A view from the Bridge - August 2023
Approaching the summit?
The Bank of England raised base rates by 25bp to 5.25% last Thursday, in line with a recently revised consensus, which had been broadly split between 25bp or 50bp, prior to the softer inflation and growth data over the past couple of weeks. The Monetary Policy Committee was split 6-2-1 in its decision, with two members (Mann & Haskel) voting for 50bp and one member (Dhingra) voting for unchanged rates. Megan Greene voted for a 25bp increase at her first policy meeting, Ms Greene replacing Silvana Tenreyro who had previously voted to keep rates on hold. This was the first three-way split in the policy vote since last year and is indicative of the MPC getting close to an inflexion point after fourteen consecutive hikes (1x 15bp, 7 x25bp, 5x50bp and 1x75bp) and 5.15% of cumulative tightening since December 2021. Following last month’s better than expected inflation data it is concern over wage growth that is now the primary driver. However, although wage formation has been surprising to the upside against bank forecasts, there are clear signs that some labour market slack is emerging with job vacancies declining relative to the unemployment rate, which has ticked up.

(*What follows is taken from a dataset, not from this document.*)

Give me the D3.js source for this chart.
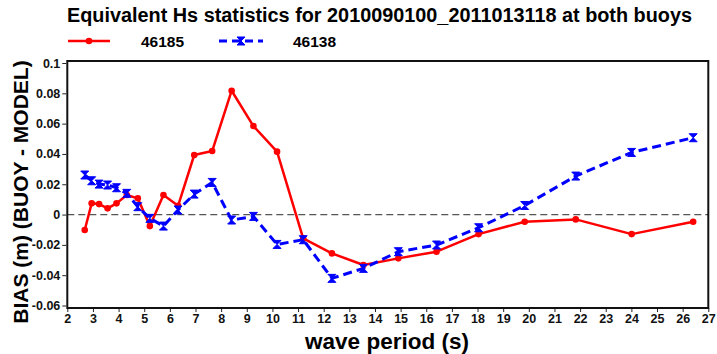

The financial media have naturally followed today’s hike and subsequent press conference with commentary suggesting that Governor Bailey and the MPC remain highly vigilant against inflation and may continue to hike further. However, buried within the detailed text of the committee’s deliberations there are clear signs that even the most hawkish members of the committee felt that a 50bp increase to 5.5% could have prevented the need for much further tightening in monetary policy. Therefore, we have more confidence now that base rates peak at or below 5.75% with a pause at 5.5% becoming the most plausible scenario if the wage data plateaus and inflation data continues to moderate over the next couple of months. After today’s announcement we saw 3mth SONIA futures imply a base rate peak of 5.75% around February next year, down from 6.5%-6.75% in early July.
It won’t be lost on seasoned market participants that 5.75% was the peak in base rates under BOE Governor King in July 2007 (they hit 6% under (the late) Sir Eddie George in February 2000), so there is an eery coincidence to the market implied summit during this cycle. We would emphasise it is more coincidence than systematic given that economy’s equilibrium growth, inflation and employment metrics have changed considerably since 2007. Nonetheless, it shows the extent of tightening that has been implemented by the BOE to bring down the post pandemic spike in inflation given that economic growth indicators have remained quite moribund. Over the coming months we expect the conversation amongst market participants to shift back towards the duration of rates being held at their peak and/or when the first easing of policy could occur. It’s worth bearing in mind that of the 14 consecutive hikes, we have probably only experienced about 5-6 of them in terms of their lagged impact upon demand and supply in the economy, the last 8-9 hikes have added 3.75%-4% to floating rate borrowing costs, so it’s worth considering this is yet to fully impact the economy via fixed rate mortgage and commercial debt refinancing. It is this delayed tightening effect that can still cause the BOE to pivot towards easier policy quite quickly if the wage and inflation data were to soften more rapidly into early 2024.